:: EXERCISE DESCRIPTION ::
Extract each line containing the string "React".

:: PROVIDED DATA ::

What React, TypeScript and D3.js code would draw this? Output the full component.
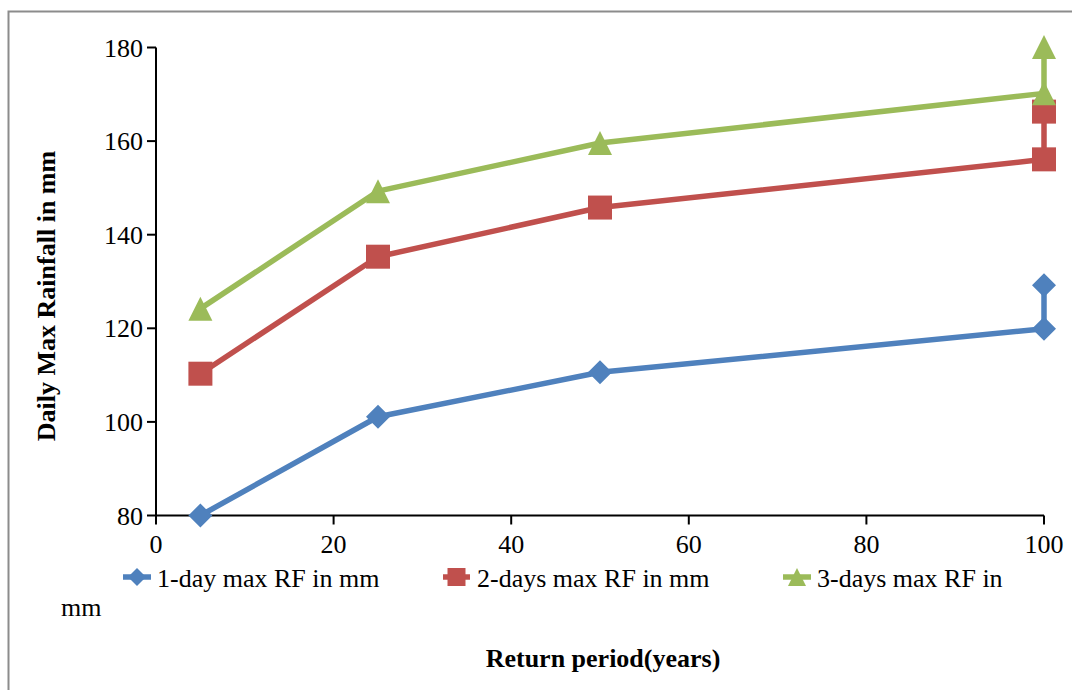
import React from "react";
import * as d3 from "d3";

const returnPeriods = [5, 25, 50, 100, 100];
const oneDay = [80, 101.1, 110.6, 119.9, 129.2];
const twoDays = [110.3, 135.3, 145.8, 156.1, 166.3];
const threeDays = [124.2, 149.3, 159.6, 170.2, 180.1];
const xTicks = [0, 20, 40, 60, 80, 100];
const yTicks = [80, 100, 120, 140, 160, 180];
const seriesNames = ["1-day max RF in mm", "2-days max RF in mm", "3-days max RF in"];
const seriesColors = ["#4F81BD", "#C0504D", "#9BBB59"];
const seriesShapes = ["diamond", "square", "triangle"];

const W = 1072;
const H = 690;
const FONT = "Liberation Serif, Times New Roman, serif";

const x = d3.scaleLinear().domain([0, 100]).range([156, 1044]);
const y = d3.scaleLinear().domain([80, 180]).range([515.5, 47.5]);

function markerPath(shape: string, size: number): string {
  const h = size / 2;
  if (shape === "diamond") {
    return `M0,${-h}L${h},0L0,${h}L${-h},0Z`;
  }
  if (shape === "square") {
    return `M${-h},${-h}H${h}V${h}H${-h}Z`;
  }
  return `M0,${-h}L${h},${h}L${-h},${h}Z`;
}

const txt = { fontFamily: FONT };

export default function App() {
  const allSeries = [oneDay, twoDays, threeDays];
  const line = d3
    .line<number>()
    .x((_, i) => x(returnPeriods[i]))
    .y((d) => y(d));

  const legendItems = [
    { lx0: 123, lx1: 151, tx: 157 },
    { lx0: 443, lx1: 470, tx: 477 },
    { lx0: 783, lx1: 811, tx: 817 },
  ];

  return (
    <svg
      width={W}
      height={H}
      style={{ position: "absolute", left: 0, top: 0, background: "#fff" }}
    >
      <rect x={0} y={0} width={W} height={H} fill="#fff" />
      <rect x={8.5} y={11.5} width={W + 10} height={H + 10} fill="none" stroke="#8c8c8c" strokeWidth={2} />

      {/* Axes */}
      <line x1={x(0)} x2={x(0)} y1={y(180)} y2={y(80)} stroke="#000" strokeWidth={2} />
      <line x1={x(0)} x2={x(100)} y1={y(80)} y2={y(80)} stroke="#000" strokeWidth={2} />
      {yTicks.map((t) => (
        <g key={"y" + t}>
          <line x1={x(0) - 9} x2={x(0)} y1={y(t)} y2={y(t)} stroke="#000" strokeWidth={2} />
          <text x={143} y={y(t) + 9} textAnchor="end" fontSize={26} fill="#000" style={txt}>
            {t}
          </text>
        </g>
      ))}
      {xTicks.map((t) => (
        <g key={"x" + t}>
          <line x1={x(t)} x2={x(t)} y1={y(80)} y2={y(80) + 9} stroke="#000" strokeWidth={2} />
          <text x={x(t)} y={553} textAnchor="middle" fontSize={26} fill="#000" style={txt}>
            {t}
          </text>
        </g>
      ))}

      {/* Series */}
      {allSeries.map((s, si) => (
        <g key={"s" + si}>
          <path d={line(s) as string} fill="none" stroke={seriesColors[si]} strokeWidth={5.5} strokeLinejoin="round" />
          {s.map((v, i) => (
            <path
              key={i}
              d={markerPath(seriesShapes[si], 24)}
              transform={`translate(${x(returnPeriods[i])},${y(v)})`}
              fill={seriesColors[si]}
            />
          ))}
        </g>
      ))}

      {/* Legend */}
      {legendItems.map((li, i) => (
        <g key={"l" + i}>
          <line x1={li.lx0} x2={li.lx1} y1={577} y2={577} stroke={seriesColors[i]} strokeWidth={5.5} />
          <path
            d={markerPath(seriesShapes[i], 18)}
            transform={`translate(${(li.lx0 + li.lx1) / 2},577)`}
            fill={seriesColors[i]}
          />
          <text x={li.tx} y={587} fontSize={26} fill="#000" style={txt}>
            {seriesNames[i]}
          </text>
        </g>
      ))}
      <text x={61} y={616} fontSize={26} fill="#000" style={txt}>
        mm
      </text>

      {/* Axis titles */}
      <text
        transform="translate(55,296) rotate(-90)"
        textAnchor="middle"
        fontSize={26}
        fontWeight="bold"
        fill="#000"
        style={txt}
      >
        Daily Max Rainfall in mm
      </text>
      <text x={603} y={667} textAnchor="middle" fontSize={26} fontWeight="bold" fill="#000" style={txt}>
        Return period(years)
      </text>
    </svg>
  );
}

:: ANSWER IN FULL ::
What React, TypeScript and D3.js code would draw this? Output the full component.
import React from "react";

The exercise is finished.